In the boom of the postmodern and film-savvy cinema of the 1990s, the Wachowskis’ debut remains overlooked, if remembered fondly. Perhaps the sibling directors overshadowed their own film with their subsequent, decidedly larger efforts, beginning with The Matrix in 1999—a phenomenon that never would have happened without the enthusiastic response to their debut (although Bound wasn’t huge commercially, the independent release earned wide recognition within critical circles). Under the wrong circumstances or in another filmmaker’s hands, a film that employs passionate lesbian love and noir dialogue might have been corny and cheap.

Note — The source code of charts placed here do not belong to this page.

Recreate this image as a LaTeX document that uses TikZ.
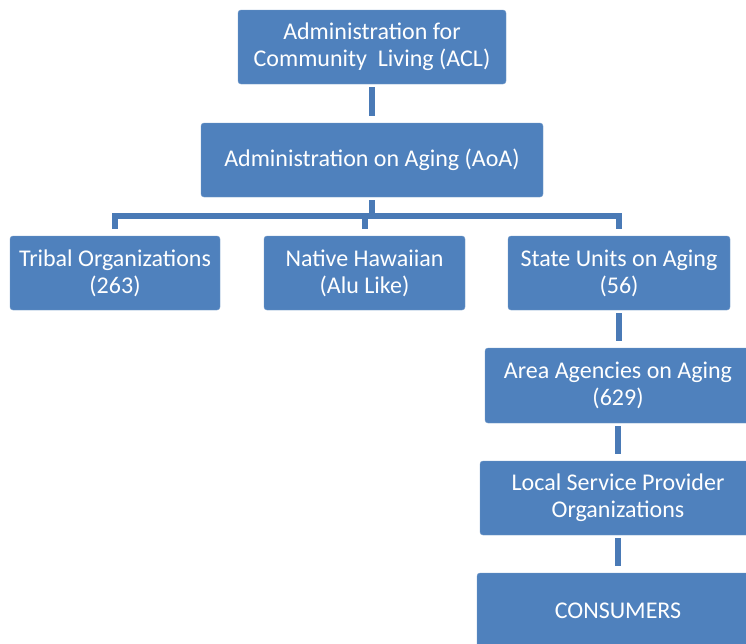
\documentclass[tikz,border=0pt]{standalone}
\usepackage{fontspec}
\setmainfont{Carlito}
\usepackage{xcolor}
\usepackage{tikz}
\usetikzlibrary{positioning,calc}

\definecolor{boxblue}{HTML}{4F81BD}
\definecolor{linkblue}{HTML}{4A7AB6}

\tikzset{
    orgbox/.style={rectangle, rounded corners=3pt, fill=boxblue, draw=boxblue!80!white,
        text=white, align=center, inner sep=0pt,
        font=\fontsize{24}{27}\selectfont},
    link/.style={draw=linkblue, line width=6pt, shorten <=3pt, shorten >=6.5pt}
}

\begin{document}
\begin{tikzpicture}[x=1pt,y=-1pt]
    \clip (0,0) rectangle (746,643);
    \fill[white] (0,0) rectangle (746,643);

    \node[orgbox, minimum width=268pt, minimum height=74pt] (acl) at (372,47)
        {Administration for\\Community\ \ Living (ACL)};
    \node[orgbox, minimum width=342pt, minimum height=74pt] (aoa) at (372,160)
        {Administration on Aging (AoA)};

    \node[orgbox, minimum width=210pt, minimum height=74pt] (tribal) at (115,273)
        {Tribal Organizations\\(263)};
    \node[orgbox, minimum width=201pt, minimum height=74pt] (hawaii) at (364.5,273)
        {Native Hawaiian\\(Alu Like)};
    \node[orgbox, minimum width=222pt, minimum height=74pt] (state) at (619,273)
        {State Units on Aging\\(56)};

    \node[orgbox, minimum width=266pt, minimum height=75pt] (area) at (618,385.5)
        {Area Agencies on Aging\\(629)};
    \node[orgbox, minimum width=276pt, minimum height=74pt] (local) at (618,498)
        {Local Service Provider\\Organizations};
    \node[orgbox, minimum width=282pt, minimum height=76pt] (consumers) at (618,611)
        {CONSUMERS};

    % top of the tree
    \draw[link] (acl) -- (aoa);
    \coordinate (fork) at ($(aoa.south)+(0,19)$);
    \draw[link, shorten >=0pt] (aoa.south) -- (fork);
    \draw[link, shorten <=0pt] (fork) -| (tribal.north);
    \draw[link, shorten <=0pt] (fork) -| (hawaii.north);
    \draw[link, shorten <=0pt] (fork) -| (state.north);

    % state chain
    \draw[link] (state.south) -- (state.south |- area.north);
    \draw[link] (area.south) -- (area.south |- local.north);
    \draw[link] (local.south) -- (local.south |- consumers.north);
\end{tikzpicture}
\end{document}
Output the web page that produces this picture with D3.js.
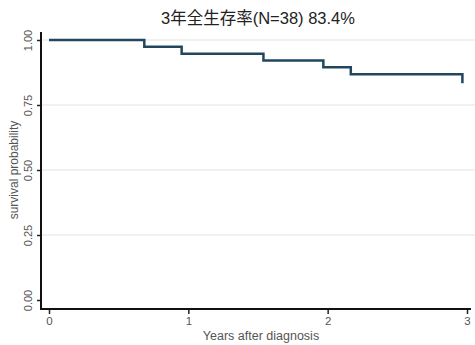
<!DOCTYPE html>
<html>
<head>
<meta charset="utf-8">
<script src="https://cdn.jsdelivr.net/npm/d3@7/dist/d3.min.js"></script>
<style>
  html, body { margin: 0; padding: 0; background: #fff; }
  svg { display: block; }
  text { font-family: "Liberation Sans", Arial, sans-serif; }
</style>
</head>
<body>
<svg id="chart" width="475" height="345"></svg>
<script>
// Kaplan-Meier step data: event times (years) and survival after each event
const eventTimes = [0, 0.684, 0.952, 1.539, 1.969, 2.166, 2.967];
const survival   = [1.0, 0.974, 0.947, 0.921, 0.895, 0.868, 0.834];
const xTicks = [0, 1, 2, 3];
const yTicks = [0, 0.25, 0.5, 0.75, 1.0];
const titleText = "3年全生存率(N=38) 83.4%";
const xLabel = "Years after diagnosis";
const yLabel = "survival probability";

const svg = d3.select("#chart");

const x = d3.scaleLinear().domain([0, 3]).range([49, 467]);
const y = d3.scaleLinear().domain([0, 1]).range([300, 40]);

const axisX0 = 41, axisY0 = 309;

// horizontal grid lines
svg.append("g")
  .selectAll("line")
  .data(yTicks.filter(d => d > 0))
  .join("line")
  .attr("x1", axisX0).attr("x2", 475)
  .attr("y1", d => y(d)).attr("y2", d => y(d))
  .attr("stroke", "#ececec").attr("stroke-width", 1.5);

// y axis
const yAxis = svg.append("g")
  .attr("transform", `translate(${axisX0},0)`)
  .call(d3.axisLeft(y).tickValues(yTicks).tickFormat(d3.format(".2f")).tickSize(4).tickSizeOuter(0));
yAxis.select(".domain").remove();
yAxis.selectAll(".tick line").attr("stroke", "#222").attr("stroke-width", 1.5);
yAxis.selectAll(".tick text")
  .attr("transform", "rotate(-90)")
  .attr("x", 0).attr("y", -9)
  .attr("dy", "0")
  .attr("text-anchor", "middle")
  .attr("font-size", 11)
  .attr("fill", "#555");
svg.append("line")
  .attr("x1", axisX0).attr("x2", axisX0)
  .attr("y1", 32).attr("y2", axisY0 + 1)
  .attr("stroke", "#111").attr("stroke-width", 2);

// x axis
const xAxis = svg.append("g")
  .attr("transform", `translate(0,${axisY0})`)
  .call(d3.axisBottom(x).tickValues(xTicks).tickFormat(d3.format("d")).tickSize(5).tickSizeOuter(0));
xAxis.select(".domain").remove();
xAxis.selectAll(".tick line").attr("stroke", "#222").attr("stroke-width", 1.5);
xAxis.selectAll(".tick text")
  .attr("y", 8)
  .attr("font-size", 11.5)
  .attr("fill", "#555");
svg.append("line")
  .attr("x1", axisX0).attr("x2", 471)
  .attr("y1", axisY0).attr("y2", axisY0)
  .attr("stroke", "#111").attr("stroke-width", 2);

// survival step curve
const pts = eventTimes.map((t, i) => [t, survival[i]]);
const line = d3.line()
  .x(d => x(d[0]))
  .y(d => y(d[1]))
  .curve(d3.curveStepAfter);
svg.append("path")
  .datum(pts)
  .attr("d", line)
  .attr("fill", "none")
  .attr("stroke", "#23465f")
  .attr("stroke-width", 2.5);

// titles
svg.append("text")
  .attr("x", 258).attr("y", 24)
  .attr("text-anchor", "middle")
  .attr("font-size", 16.5)
  .attr("fill", "#222")
  .style("font-family", "'Liberation Sans', 'Noto Sans CJK JP', 'Noto Sans CJK SC', sans-serif")
  .text(titleText);

svg.append("text")
  .attr("x", 261).attr("y", 340)
  .attr("text-anchor", "middle")
  .attr("font-size", 12.5)
  .attr("fill", "#555")
  .text(xLabel);

svg.append("text")
  .attr("transform", "translate(18,170) rotate(-90)")
  .attr("text-anchor", "middle")
  .attr("font-size", 12)
  .attr("fill", "#555")
  .text(yLabel);
</script>
</body>
</html>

But with Bound, the Wachowskis use a gamut of filmic references and resources to tell a kind of cute, certainly romantic love story through graphic and violent neo-noir conventions. Brilliant as a skilled visual showcase worthy of Hitchcock or Brian De Palma, the film operates on several levels, from the emotional to the visceral. Today, the Wachowskis are known for delivering visual spectacles, but they often forget to build an adequate emotional foundation into their stories. Revisiting Bound, one cannot help but yearn for the Wachowskis to return to smaller-scale filmmaking, which applies pure cinema to limited locations and characters, and tests their considerable skill behind the camera.